With this one statement the whole history of Ch’an (Zen), not to mention the Tantric schools of India and especially Tibet (the so-called Vajrayana) are dismissed, the specific reasons in the latter case made clear: “Tibetan Buddhism, except for some historical and grammatical works, has been little but a development of the less worthy elements introduced from India along with superstitions of its own” (249-50). The early scholarly contempt for all things Tantric is strongly in evidence, to say the least!
Lastly, the scholarly state of affairs at the time of the book’s writing is made abundantly clear when Thomas writes
Mahayana has never made any impression on the West either as religion or philosophy. Presented by the early investigators as a tissue of absurdities or niaiseries, it is still commonly looked upon as nihilism or subjectivism. Now it is beginning to be recognized as more than this, but a full exposition of its metaphysical theories still awaits the complete publication of its authoritative texts and commentaries (256).

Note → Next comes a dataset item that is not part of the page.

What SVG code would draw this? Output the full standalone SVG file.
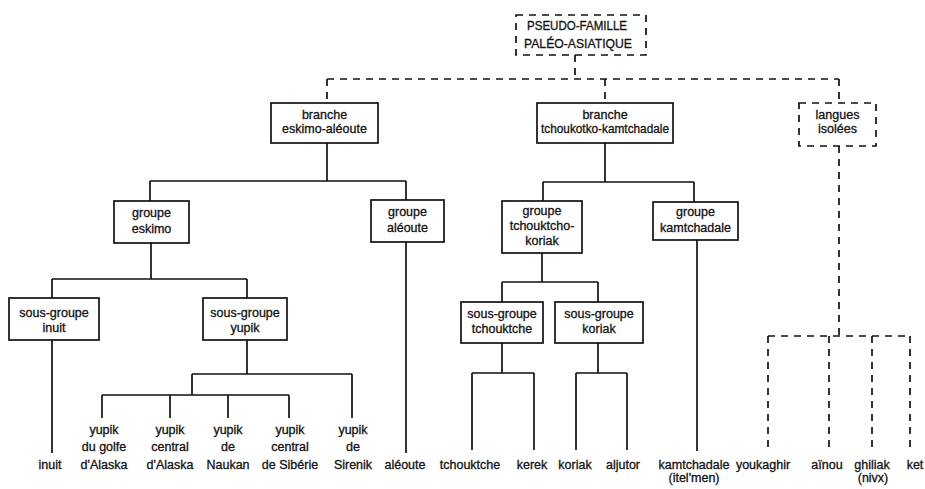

My, how far we’ve come in sixty years!
I hope these last tidbits won’t scare off potential readers. Clearly, the book has its failings, but it can be a worthy addition to the reading list of those trying to shore up their history of Buddhism. Just be sure its not your only read in this category. Try to supplement it with others, such as Kalupahana’s Buddhist Philosophy: An Historical Analysis, Paul Williams’ Buddhist Thought, and Warder’s Indian Buddhism.